(Rows from a dataset of charts and code)
----

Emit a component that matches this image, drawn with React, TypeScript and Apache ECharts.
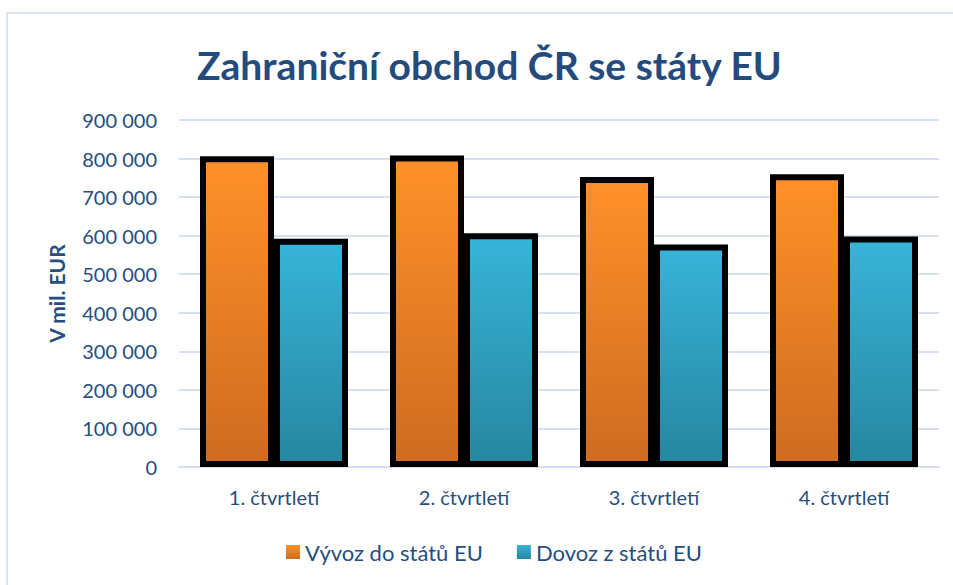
import React, { useEffect, useRef } from "react";
import * as echarts from "echarts";

const categories = ["1. čtvrtletí", "2. čtvrtletí", "3. čtvrtletí", "4. čtvrtletí"];
const exportName = "Vývoz do států EU";
const importName = "Dovoz z států EU";
const exportValues = [806000, 808000, 752000, 759000];
const importValues = [592000, 606000, 577000, 598000];
const titleText = "Zahraniční obchod ČR se státy EU";
const yAxisName = "V mil. EUR";

const FONT = "Lato, 'Open Sans', sans-serif";
const TEXT_COLOR = "#264E7E";

function grad(top: string, bottom: string) {
  return new echarts.graphic.LinearGradient(0, 0, 0, 1, [
    { offset: 0, color: top },
    { offset: 1, color: bottom },
  ]);
}

export default function App() {
  const ref = useRef<HTMLDivElement>(null);
  useEffect(() => {
    if (!ref.current) return;
    const chart = echarts.init(ref.current, null, { renderer: "svg" });
    chart.setOption({
      animation: false,
      backgroundColor: "#ffffff",
      textStyle: { fontFamily: FONT },
      title: {
        text: titleText,
        left: 192,
        top: 40,
        textStyle: { fontFamily: FONT, fontWeight: "bold", fontSize: 39, color: "#234B7D" },
      },
      graphic: [
        {
          type: "rect",
          shape: { x: 7, y: 13, width: 1000, height: 1000 },
          style: { fill: "none", stroke: "#D9E4F4", lineWidth: 2 },
          silent: true,
        },
      ],
      legend: {
        bottom: 17,
        left: 281,
        itemWidth: 14,
        itemHeight: 14,
        itemGap: 34,
        icon: "rect",
        textStyle: { fontFamily: FONT, fontSize: 22, color: TEXT_COLOR },
        itemStyle: { borderWidth: 0 },
        data: [exportName, importName],
      },
      grid: { left: 179, right: 14, top: 120, bottom: 118 },
      xAxis: {
        type: "category",
        data: categories,
        axisLine: { show: true, lineStyle: { color: "#D5E1F3", width: 2 } },
        axisTick: { show: false },
        axisLabel: { fontFamily: FONT, fontSize: 20, color: TEXT_COLOR, margin: 20 },
      },
      yAxis: {
        type: "value",
        min: 0,
        max: 900000,
        interval: 100000,
        name: yAxisName,
        nameLocation: "middle",
        nameGap: 112,
        nameTextStyle: { fontFamily: FONT, fontSize: 21, fontWeight: "bold", color: TEXT_COLOR },
        axisLine: { show: false },
        axisTick: { show: false },
        splitLine: { lineStyle: { color: "#D5E1F3", width: 2 } },
        axisLabel: {
          fontFamily: FONT,
          fontSize: 20,
          color: TEXT_COLOR,
          margin: 22,
          formatter: (v: number) => v.toLocaleString("en-US").replace(/,/g, " "),
        },
      },
      series: [
        {
          name: exportName,
          type: "bar",
          data: exportValues,
          barWidth: 74,
          barGap: "0%",
          itemStyle: {
            color: grad("#FF9129", "#CE6B20"),
            borderColor: "#000000",
            borderWidth: 6,
          },
        },
        {
          name: importName,
          type: "bar",
          data: importValues,
          barWidth: 74,
          itemStyle: {
            color: grad("#37B4D9", "#26869F"),
            borderColor: "#000000",
            borderWidth: 6,
          },
        },
      ],
    });
    return () => chart.dispose();
  }, []);
  return (
    <div
      ref={ref}
      style={{ position: "absolute", left: 0, top: 0, width: 953, height: 585 }}
    />
  );
}
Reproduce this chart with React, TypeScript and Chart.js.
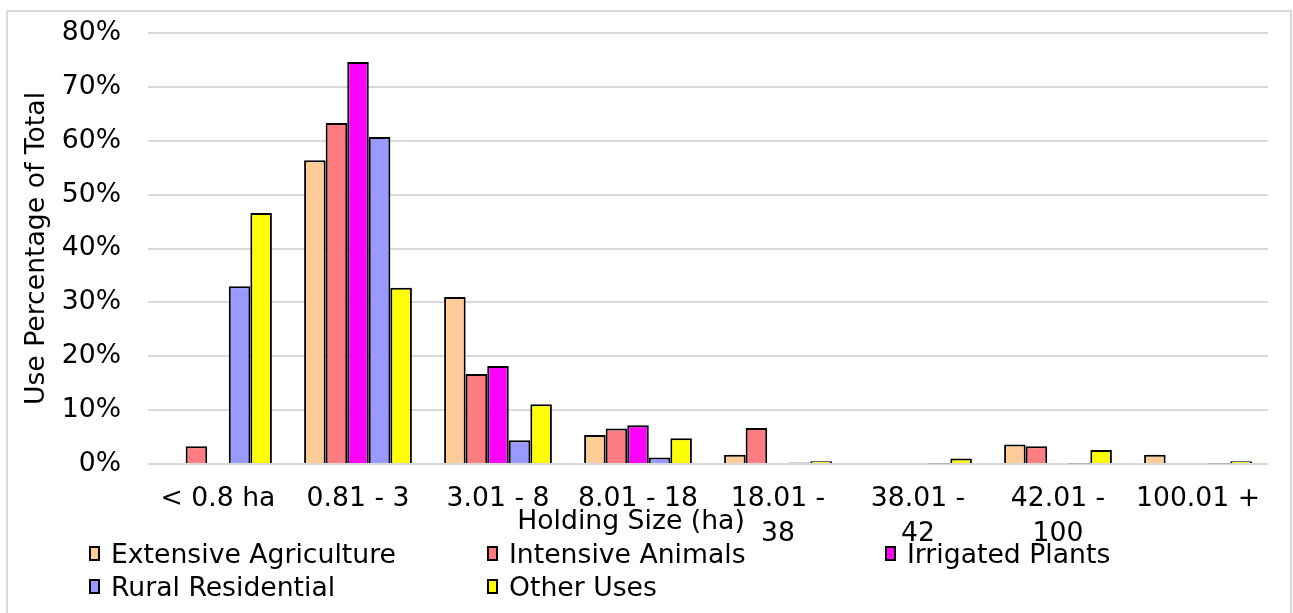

----

**Aim**
Find how many lines of the entries contain "TypeScript". Respond with the number only.

**Written response**
2